It’s almost 34 months since GST has been introduced in India and one of the major Shortfalls of the GST is creation of fake invoices to wrongly avail fake credit out of thin air thereby creating revenue loss to the Government which is not acceptable, to make you understand this concept let me explain the same with a practical example.
Mr X will open a Company/Firm and along with it open a number of Fake companies / Shell Firms/ Organizations with his accomplices for a monthly fee or commission on a regular basis until he is caught by the investigations authorities. He will book Fake invoices without any physical delivery of the goods from the intended party in his books of account and after a while passes an accounts payable entry in the book saying that the payment has been made to the quantity and value of fake goods received by their firm , but if you closely observe the accounting entry which he passes in the books, the bank transaction, in this case the RTGS transaction, the name of the account payable party will be different in the accounting books and in the bank statement, the actual beneficiary is the one appearing in the bank statement /passbook and not the person as mentioned in the accounting records, so you will come to know about this transaction only on deeper scrutiny and not on the face of it which you obviously rely upon. Now once the money reaches the above said firm, he will use the help of Couriers or Angadias to convert the bank money to cash for a commission of 4-5 % per transaction amount, that is his income but just imagine the ITC sitting on their account which will be utilized for claiming ITC, moving forward which can be in the range of 13-18%, so it’s a big game for people with an intention to commit a crime/fraud, now a question may come in to mind as to how these people have got GSTIN , it’s because of the simple registration formalities, the master mind in such a scenario would have exploited the ease of doing business conveniently in the existing system by getting a GST registration easily and quickly and later take advantage of the liberalized norm for grant of registration in GST in addition to use of fabricated electricity bills, fake rent agreements were also uploaded on the GST portal to obtain registration. Even bank account details declared in the GST registration were either found non existing or in other person’s names, the intention of all these master minds is to usurp ITC on commission basis as mentioned above.

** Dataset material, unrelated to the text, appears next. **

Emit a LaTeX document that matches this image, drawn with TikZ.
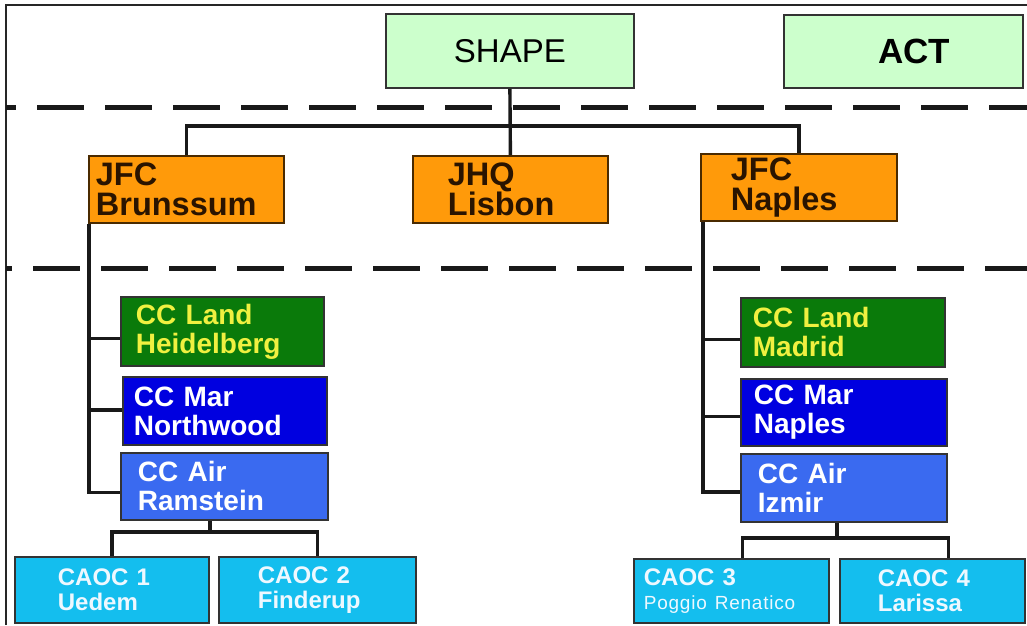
\documentclass[tikz,border=0pt]{standalone}
\usepackage{fontspec}
\setmainfont{Liberation Sans}
\newfontfamily\spacedfont{Liberation Sans}[LetterSpace=4]
\begin{document}
\begin{tikzpicture}[x=1pt,y=-1pt,
  box/.style={draw=black!80, line width=1.8pt, rectangle, anchor=north west, inner ysep=0pt, align=left},
  hq/.style={box, fill=hqgreen, align=center},
  jfc/.style={box, fill=jfcorange, text=jfctext, draw=jfcborder, font=\bfseries\fontsize{32.5}{30}\selectfont},
  ccland/.style={box, fill=landgreen, text=landtext, font=\bfseries\fontsize{28}{29}\selectfont},
  ccmar/.style={box, fill=marblue, text=white, font=\bfseries\fontsize{28}{29}\selectfont},
  ccair/.style={box, fill=airblue, text=white, font=\bfseries\fontsize{28}{29}\selectfont},
  caoc/.style={box, fill=caoccyan, text=caoctext, font=\bfseries\fontsize{24}{24.5}\selectfont},
  conn/.style={line width=3.4pt, draw=black!90},
  sep/.style={line width=5pt, draw=black!90, dash pattern=on 47pt off 21pt}
]
\definecolor{hqgreen}{HTML}{CCFFCC}
\definecolor{jfcorange}{HTML}{FF9A0A}
\definecolor{jfctext}{HTML}{2A1400}
\definecolor{jfcborder}{HTML}{4A2A00}
\definecolor{landgreen}{HTML}{0A7A0A}
\definecolor{landtext}{HTML}{F0F040}
\definecolor{marblue}{HTML}{0000E0}
\definecolor{airblue}{HTML}{3A6AF0}
\definecolor{caoccyan}{HTML}{14BEEE}
\definecolor{caoctext}{HTML}{EEF8FF}

\useasboundingbox (0,0) rectangle (1027,625);
\fill[white] (0,0) rectangle (1027,625);

% frame
\draw[line width=2pt, black!85] (6,625) -- (6,5) -- (1027,5);

% separators
\draw[sep, dash phase=37pt] (6,107) -- (1027,107);
\draw[sep, dash phase=41pt] (6,268) -- (1027,268);

% top level
\node[hq, minimum height=74pt, text width=240pt, inner xsep=4pt, font=\fontsize{33}{33}\selectfont] (shape) at (385,13) {SHAPE};
\node[hq, minimum height=73pt, text width=231pt, inner xsep=4pt, font=\bfseries\fontsize{35}{35}\selectfont] (act) at (783,14) {\hspace*{22pt}ACT};

% JFC level
\node[jfc, minimum height=67pt, text width=181pt, inner xsep=7pt] (brun) at (88,155) {JFC\\Brunssum};
\node[jfc, minimum height=67pt, text width=125pt, inner xsep=35pt] (jhq) at (412,155) {JHQ\\Lisbon};
\node[jfc, minimum height=67pt, text width=136pt, inner xsep=30pt] (napl) at (700,153) {JFC\\Naples};

% CC level left
\node[ccland, minimum height=69pt, text width=173pt, inner xsep=15pt] (ccl1) at (120,296) {CC Land\\Heidelberg};
\node[ccmar, minimum height=68pt, text width=182pt, inner xsep=11pt] (ccm1) at (122,376) {CC Mar\\Northwood};
\node[ccair, minimum height=67pt, text width=173pt, inner xsep=17pt] (cca1) at (120,452) {CC Air\\Ramstein};

% CC level right
\node[ccland, minimum height=69pt, text width=180pt, inner xsep=12pt] (ccl2) at (740,297) {CC Land\\Madrid};
\node[ccmar, minimum height=67pt, text width=180pt, inner xsep=13pt] (ccm2) at (740,378) {CC Mar\\Naples};
\node[ccair, minimum height=68pt, text width=172pt, inner xsep=17pt] (cca2) at (740,453) {CC Air\\Izmir};

% CAOC level
\node[caoc, minimum height=66pt, text width=108pt, inner xsep=43pt] (caoc1) at (14,556) {CAOC 1\\Uedem};
\node[caoc, minimum height=66pt, text width=119pt, inner xsep=39pt] (caoc2) at (218,556) {CAOC 2\\Finderup};
\node[caoc, minimum height=64pt, text width=175pt, inner xsep=10pt] (caoc3) at (633,558) {CAOC 3\\{\mdseries\spacedfont\fontsize{19}{20}\selectfont Poggio Renatico}};
\node[caoc, minimum height=64pt, text width=109pt, inner xsep=38pt] (caoc4) at (839,558) {CAOC 4\\Larissa};

% connectors top
\coordinate (bar) at (0,126);
\draw[conn] (shape.south) -- (jhq.north);
\draw[conn] (brun.north) -- (brun.north |- bar) -- (napl.north |- bar) -- (napl.north);

% left spine
\coordinate (lsp) at ([xshift=1pt]brun.south west);
\draw[conn] (lsp) |- ([yshift=-7pt]ccl1.west);
\draw[conn] (lsp) |- ([yshift=1pt]ccm1.west);
\draw[conn] (lsp) |- ([yshift=-6pt]cca1.west);

% right spine
\coordinate (rsp) at ([xshift=3pt]napl.south west);
\draw[conn] (rsp) |- ([yshift=-7pt]ccl2.west);
\draw[conn] (rsp) |- ([yshift=-4pt]ccm2.west);
\draw[conn] (rsp) |- ([yshift=-4pt]cca2.west);

% CAOC connectors
\coordinate (lbar) at (210,532);
\draw[conn] (cca1.south -| lbar) -- (lbar);
\draw[conn] (caoc1.north) |- (lbar) -| (caoc2.north);
\coordinate (rbar) at (837,538);
\draw[conn] (cca2.south -| rbar) -- (rbar);
\draw[conn] ([xshift=11pt]caoc3.north) |- (rbar) -| ([xshift=16pt]caoc4.north);
\end{tikzpicture}
\end{document}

Potential motives for using fake invoices:
An Expansive list of motives that drive unscrupulous entities to generate of use of fake invoices is as follows:
♦ Evasion of GST on taxable output supplies
- Saving GST (cash) by payment of tax liability using undue ITC
- Clandestine supply without invoices and without payment of taxes
♦ Converting excess ITC into cash
- Transferring of ITC to those who can utilize it
- Shifting ITC from exempted supplies to taxable supplies
- Encashment of ITC by way of IGST refund or unutilized ITC refunds
♦ Inflating turnover for the purpose of
- Availing higher Credit Limit/ Overdraft from Banks
- Improving valuations for IPO or sale of stake
- Obtaining contracts including Government contracts
♦ Booking fake purchases for getting Income-tax benefits by:
- Showing reduced profit margins and higher expenses
- Avoiding payment of Income-tax by reducing net profit
♦ Cash generation/ diversion of company funds
♦ Laundering of money
It has been proposed that businesses, whose owners or promoters do not have commensurate financial track record, like filing of income tax returns and payment of income tax to the government, may require detailed physical and financial verification by tax officers, before their companies can be considered for GST registration.
The Finance Ministry is in the process of plugging these gaps in the GST registration process to ensure that only genuine businesses get a GST registration and those, who have intent to defraud the system, are purged out at the registration stage itself.